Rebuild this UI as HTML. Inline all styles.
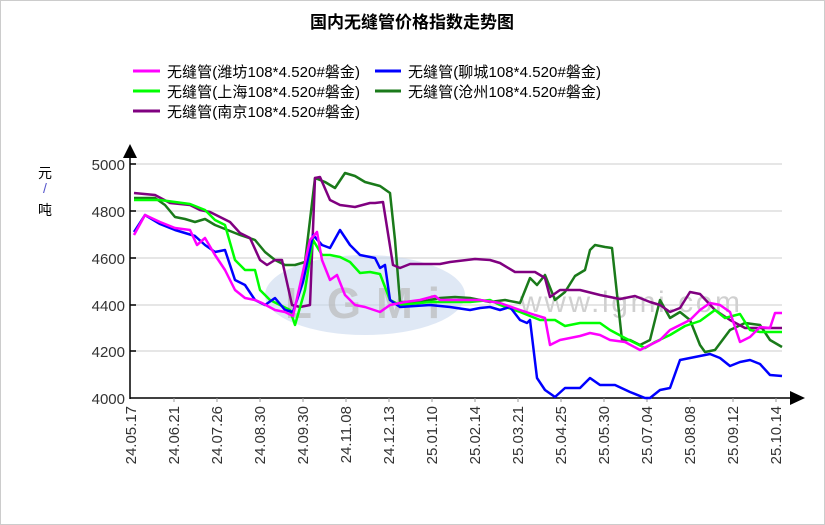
<!DOCTYPE html>
<html><head><meta charset="utf-8"><style>
body{margin:0;background:#fff}
svg{display:block}
text{font-family:"Liberation Sans","Noto Sans CJK SC",sans-serif}
</style></head><body>
<svg width="825" height="525" viewBox="0 0 825 525" xmlns="http://www.w3.org/2000/svg">
<rect x="0.5" y="0.5" width="824" height="524" fill="#fff" stroke="#ccc"/>
<text x="412" y="28" text-anchor="middle" font-size="17" font-weight="bold">国内无缝管价格指数走势图</text>
<g font-size="15" fill="#000">
<line x1="133" y1="71" x2="160" y2="71" stroke="#ff00ff" stroke-width="3"/><text x="167" y="77" textLength="193">无缝管(潍坊108*4.520#磐金)</text>
<line x1="375" y1="71" x2="401" y2="71" stroke="#0000ff" stroke-width="3"/><text x="408" y="77" textLength="193">无缝管(聊城108*4.520#磐金)</text>
<line x1="133" y1="91" x2="160" y2="91" stroke="#00ff00" stroke-width="3"/><text x="167" y="97" textLength="193">无缝管(上海108*4.520#磐金)</text>
<line x1="375" y1="91" x2="401" y2="91" stroke="#1a7a1a" stroke-width="3"/><text x="408" y="97" textLength="193">无缝管(沧州108*4.520#磐金)</text>
<line x1="133" y1="111" x2="160" y2="111" stroke="#800080" stroke-width="3"/><text x="167" y="117" textLength="193">无缝管(南京108*4.520#磐金)</text>
</g>
<g font-size="14" text-anchor="middle"><text x="45" y="178">元</text><text x="45" y="193" fill="#55c">/</text><text x="45" y="215">吨</text></g>
<g stroke="#ddd" stroke-width="1.5">
<line x1="131" y1="164" x2="782" y2="164"/><line x1="131" y1="211" x2="782" y2="211"/><line x1="131" y1="258" x2="782" y2="258"/><line x1="131" y1="305" x2="782" y2="305"/><line x1="131" y1="351" x2="782" y2="351"/>
</g>
<ellipse cx="365" cy="295" rx="100" ry="40" fill="#c9d9ee" opacity="0.6"/>
<text x="285" y="318" font-size="44" font-weight="bold" fill="#bbb" textLength="155" opacity="0.7">LGMi</text>
<text x="520" y="312" font-size="30" fill="#d0d0d0" font-family="Liberation Serif, serif" textLength="220">www.lgmi.com</text>
<g font-size="15" text-anchor="end" fill="#333">
<text x="125" y="170">5000</text><text x="125" y="217">4800</text><text x="125" y="264">4600</text><text x="125" y="311">4400</text><text x="125" y="357">4200</text><text x="125" y="404">4000</text>
</g>
<g stroke="#000" stroke-width="1.5">
<line x1="130" y1="155" x2="130" y2="399"/><line x1="130" y1="398" x2="792" y2="398"/>
<line x1="130" y1="164" x2="136" y2="164"/><line x1="130" y1="211" x2="136" y2="211"/><line x1="130" y1="258" x2="136" y2="258"/><line x1="130" y1="305" x2="136" y2="305"/><line x1="130" y1="351" x2="136" y2="351"/>
</g>
<polygon points="123,158 137,158 130,144" fill="#000"/>
<polygon points="790,391 790,405 805,398" fill="#000"/>
<g stroke="#999" stroke-width="1">
<line x1="174" y1="398" x2="174" y2="402"/><line x1="217" y1="398" x2="217" y2="402"/><line x1="260" y1="398" x2="260" y2="402"/><line x1="303" y1="398" x2="303" y2="402"/><line x1="346" y1="398" x2="346" y2="402"/><line x1="389" y1="398" x2="389" y2="402"/><line x1="432" y1="398" x2="432" y2="402"/><line x1="475" y1="398" x2="475" y2="402"/><line x1="518" y1="398" x2="518" y2="402"/><line x1="561" y1="398" x2="561" y2="402"/><line x1="604" y1="398" x2="604" y2="402"/><line x1="647" y1="398" x2="647" y2="402"/><line x1="690" y1="398" x2="690" y2="402"/><line x1="733" y1="398" x2="733" y2="402"/><line x1="776" y1="398" x2="776" y2="402"/>
</g>
<g font-size="15" text-anchor="end" fill="#333">
<text transform="translate(136,406) rotate(-90)">24.05.17</text>
<text transform="translate(179,406) rotate(-90)">24.06.21</text>
<text transform="translate(222,406) rotate(-90)">24.07.26</text>
<text transform="translate(265,406) rotate(-90)">24.08.30</text>
<text transform="translate(308,406) rotate(-90)">24.09.30</text>
<text transform="translate(351,406) rotate(-90)">24.11.08</text>
<text transform="translate(394,406) rotate(-90)">24.12.13</text>
<text transform="translate(437,406) rotate(-90)">25.01.10</text>
<text transform="translate(480,406) rotate(-90)">25.02.14</text>
<text transform="translate(523,406) rotate(-90)">25.03.21</text>
<text transform="translate(566,406) rotate(-90)">25.04.25</text>
<text transform="translate(609,406) rotate(-90)">25.05.30</text>
<text transform="translate(652,406) rotate(-90)">25.07.04</text>
<text transform="translate(695,406) rotate(-90)">25.08.08</text>
<text transform="translate(738,406) rotate(-90)">25.09.12</text>
<text transform="translate(781,406) rotate(-90)">25.10.14</text>
</g>
<g fill="none" stroke-width="2.5" stroke-linejoin="round">
<polyline stroke="#1a7a1a" points="134,198 155,198 165,205 175,217 185,219 195,222 205,219 215,225 240,235 255,240 265,252 275,260 285,265 295,265 305,262 315,178 325,182 335,188 345,173 355,176 365,182 380,186 390,193 395,240 400,302 420,302 440,298 455,297 470,298 490,302 505,300 520,303 530,278 537,285 545,275 555,300 565,292 575,276 585,270 590,250 595,245 605,247 612,248 622,340 630,340 640,345 650,340 660,300 670,318 680,312 690,320 700,345 705,352 715,350 730,330 745,323 760,325 770,340 782,347"/>
<polyline stroke="#800080" points="134,193 155,195 170,203 190,205 200,210 210,212 220,217 230,222 240,233 250,238 260,260 267,265 275,260 282,260 292,305 300,307 310,305 315,178 320,177 330,200 340,205 355,207 370,203 375,203 383,202 393,265 400,268 410,264 440,264 450,262 475,259 490,260 500,263 515,272 535,272 545,278 550,297 560,290 580,290 600,295 620,299 635,296 650,302 660,305 670,312 680,308 690,292 700,294 715,310 730,320 745,328 760,328 782,328"/>
<polyline stroke="#00ff00" points="134,200 160,200 190,204 205,210 215,220 225,225 235,260 245,270 255,270 260,290 270,300 280,305 290,310 295,325 305,290 313,240 322,255 330,255 340,257 350,262 360,273 370,272 380,274 390,300 400,305 430,302 470,302 490,300 500,305 520,312 540,320 555,320 565,326 580,323 600,323 610,330 625,338 645,348 655,342 670,335 685,326 700,321 715,310 725,318 740,314 750,330 760,332 782,332"/>
<polyline stroke="#0000ff" points="134,232 145,215 160,224 175,230 195,236 205,245 215,252 225,250 235,280 245,285 255,300 265,305 275,298 285,310 293,312 303,282 313,235 322,245 330,248 340,230 350,245 360,255 375,258 380,268 385,265 390,300 400,307 430,305 450,307 470,310 480,308 490,307 500,310 510,307 520,320 527,323 530,320 537,378 545,390 555,397 565,388 580,388 590,378 600,385 615,385 630,392 645,398 650,398 660,390 670,388 680,360 690,358 700,356 710,354 720,358 730,366 740,362 750,360 760,364 770,375 782,376"/>
<polyline stroke="#ff00ff" points="134,235 145,215 160,222 175,228 190,230 197,245 205,238 215,255 225,270 235,290 245,298 255,300 262,303 275,310 285,312 293,316 300,285 310,240 317,232 322,260 330,280 337,275 345,295 355,305 365,307 380,312 390,305 405,302 420,300 435,296 440,300 460,300 480,300 500,303 520,310 535,315 545,318 550,345 560,340 580,336 590,333 600,335 610,340 625,342 640,350 650,345 660,340 670,330 680,325 690,320 700,310 710,303 720,305 730,312 740,342 750,337 760,327 770,328 775,313 782,313"/>
</g>
</svg>
</body></html>
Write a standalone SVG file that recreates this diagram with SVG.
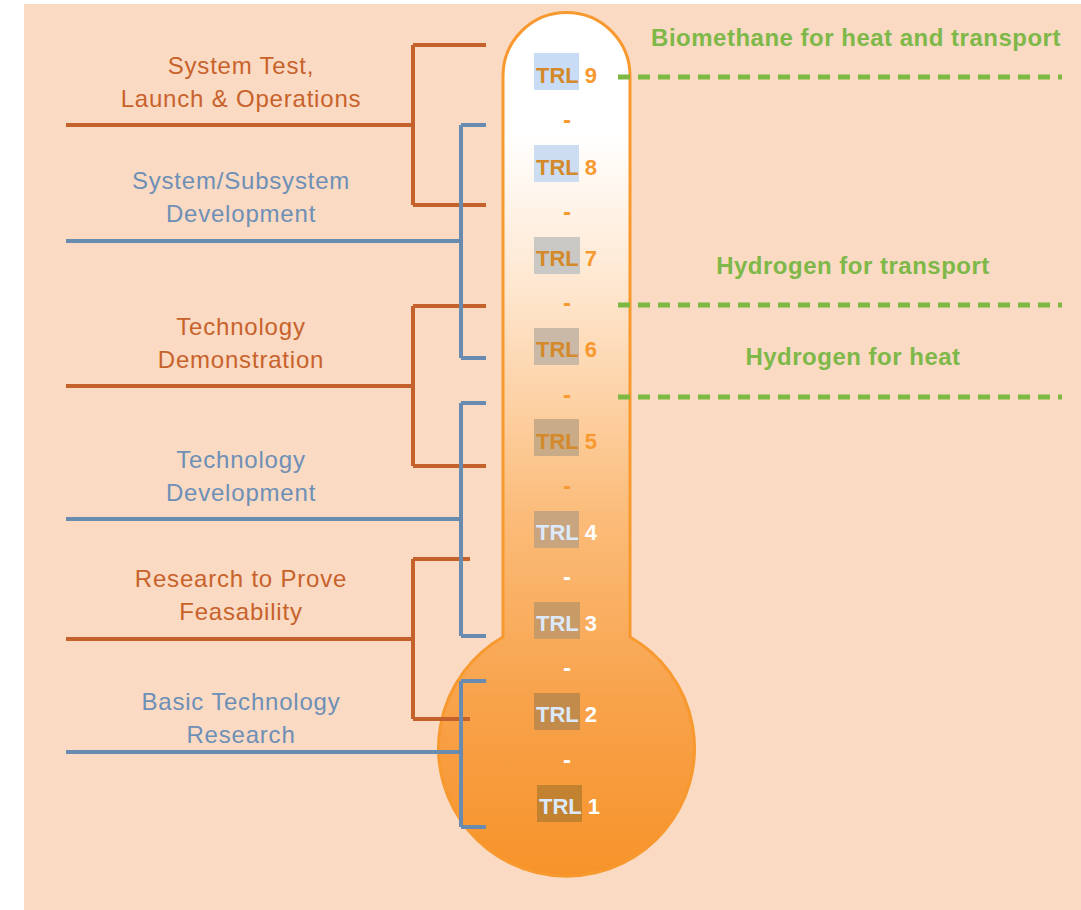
<svg xmlns="http://www.w3.org/2000/svg" width="1081" height="910" viewBox="0 0 1081 910">
<style>
.lbl{font-family:"Liberation Sans",Arial,sans-serif;font-size:24px;letter-spacing:0.8px;text-anchor:middle}
.or{fill:#C8622B}
.bl{fill:#6E8FB6}
.trl{font-family:"Liberation Sans",Arial,sans-serif;font-size:22px;font-weight:bold}
.tu{fill:#D4892A}
.nu{fill:#F7992F}
.tl{fill:#DCE9FB}
.nl{fill:#FFFFFF}
.gt{font-family:"Liberation Sans",Arial,sans-serif;font-size:24px;letter-spacing:0.5px;font-weight:bold;fill:#7DB848;text-anchor:middle}
.lo{stroke:#C5612A;stroke-width:4;fill:none}
.lb{stroke:#6A8BB0;stroke-width:4;fill:none}
.gd{stroke:#7DB843;stroke-width:5;stroke-dasharray:12 8;fill:none}
.dash{font-family:"Liberation Sans",Arial,sans-serif;font-size:24px;font-weight:bold;text-anchor:middle}
</style>
<defs>
<linearGradient id="g" gradientUnits="userSpaceOnUse" x1="0" y1="12" x2="0" y2="876">
<stop offset="0" stop-color="#FFFFFF"/>
<stop offset="0.14" stop-color="#FFFFFF"/>
<stop offset="0.33" stop-color="#FEE5CC"/>
<stop offset="0.58" stop-color="#FBBC7A"/>
<stop offset="0.8" stop-color="#F8A24A"/>
<stop offset="1" stop-color="#F7932A"/>
</linearGradient>
</defs>
<rect x="0" y="0" width="1081" height="910" fill="#FFFFFF"/>
<rect x="24" y="4" width="1057" height="906" fill="#FADAC3"/>

<g id="thermometer">
<path d="M503,637 V76 A63.5,63.5 0 0 1 630,76 V637 A128,128 0 1 1 503,637 Z" fill="url(#g)" stroke="#F7992F" stroke-width="3"/>
</g>

<g id="connectors">
<path class="lo" d="M66,125 H413 M413,45 V205 M413,45 H486 M413,205 H486"/>
<path class="lo" d="M66,386 H413 M413,306 V466 M413,306 H486 M413,466 H486"/>
<path class="lo" d="M66,639 H413 M413,559 V719 M413,559 H470 M413,719 H470"/>
<path class="lb" d="M66,241 H461 M461,125 V358 M461,125 H486 M461,358 H486"/>
<path class="lb" d="M66,519 H461 M461,403 V636 M461,403 H486 M461,636 H486"/>
<path class="lb" d="M66,752 H461 M461,681 V827 M461,681 H486 M461,827 H486"/>
<path class="gd" d="M618,77 H1062"/>
<path class="gd" d="M618,305 H1062"/>
<path class="gd" d="M618,397 H1062"/>
</g>

<g id="stage-system-test">
<text class="lbl or" x="241" y="74">System Test,</text>
<text class="lbl or" x="241" y="107">Launch &amp; Operations</text>
</g>
<g id="stage-system-dev">
<text class="lbl bl" x="241" y="189">System/Subsystem</text>
<text class="lbl bl" x="241" y="222">Development</text>
</g>
<g id="stage-tech-demo">
<text class="lbl or" x="241" y="335">Technology</text>
<text class="lbl or" x="241" y="368">Demonstration</text>
</g>
<g id="stage-tech-dev">
<text class="lbl bl" x="241" y="468">Technology</text>
<text class="lbl bl" x="241" y="501">Development</text>
</g>
<g id="stage-research">
<text class="lbl or" x="241" y="587">Research to Prove</text>
<text class="lbl or" x="241" y="620">Feasability</text>
</g>
<g id="stage-basic">
<text class="lbl bl" x="241" y="710">Basic Technology</text>
<text class="lbl bl" x="241" y="743">Research</text>
</g>

<g id="trl-9"><rect x="534" y="53" width="45" height="37" fill="#C9DCF5"/><text class="trl" x="536" y="83"><tspan class="tu">TRL</tspan><tspan class="nu" dx="6">9</tspan></text></g>
<g id="trl-8"><rect x="534" y="145" width="45" height="37" fill="#CCDDF2"/><text class="trl" x="536" y="175"><tspan class="tu">TRL</tspan><tspan class="nu" dx="6">8</tspan></text></g>
<g id="trl-7"><rect x="534" y="237" width="46" height="37" fill="#C9C8C4"/><text class="trl" x="536" y="266"><tspan class="tu">TRL</tspan><tspan class="nu" dx="6">7</tspan></text></g>
<g id="trl-6"><rect x="534" y="328" width="45" height="37" fill="#C9B9A6"/><text class="trl" x="536" y="357"><tspan class="tu">TRL</tspan><tspan class="nu" dx="6">6</tspan></text></g>
<g id="trl-5"><rect x="534" y="419" width="45" height="37" fill="#C9AB88"/><text class="trl" x="536" y="449"><tspan class="tu">TRL</tspan><tspan class="nu" dx="6">5</tspan></text></g>
<g id="trl-4"><rect x="534" y="511" width="45" height="37" fill="#C8A47F"/><text class="trl" x="536" y="540"><tspan class="tl">TRL</tspan><tspan class="nl" dx="6">4</tspan></text></g>
<g id="trl-3"><rect x="534" y="602" width="46" height="37" fill="#C89B66"/><text class="trl" x="536" y="631"><tspan class="tl">TRL</tspan><tspan class="nl" dx="6">3</tspan></text></g>
<g id="trl-2"><rect x="534" y="693" width="46" height="37" fill="#C38B4B"/><text class="trl" x="536" y="722"><tspan class="tl">TRL</tspan><tspan class="nl" dx="6">2</tspan></text></g>
<g id="trl-1"><rect x="537" y="785" width="45" height="37" fill="#C3822F"/><text class="trl" x="539" y="814"><tspan class="tl">TRL</tspan><tspan class="nl" dx="6">1</tspan></text></g>

<g id="separators">
<text class="dash nu" x="567" y="128">-</text>
<text class="dash nu" x="567" y="220">-</text>
<text class="dash nu" x="567" y="311">-</text>
<text class="dash nu" x="567" y="403">-</text>
<text class="dash nu" x="567" y="494">-</text>
<text class="dash nl" x="567" y="585">-</text>
<text class="dash nl" x="567" y="676">-</text>
<text class="dash nl" x="567" y="768">-</text>
</g>

<g id="fuel-biomethane"><text class="gt" x="856" y="46">Biomethane for heat and transport</text></g>
<g id="fuel-h2-transport"><text class="gt" x="853" y="274">Hydrogen for transport</text></g>
<g id="fuel-h2-heat"><text class="gt" x="853" y="365">Hydrogen for heat</text></g>
</svg>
----------
- _WRITTEN EXERCISE_:
Pick out each line that holds the string "this".

- _EXERCISE RESPONSE_:
Rebuild this UI as HTML. Inline all styles.
Write a standalone SVG file that recreates this diagram with SVG.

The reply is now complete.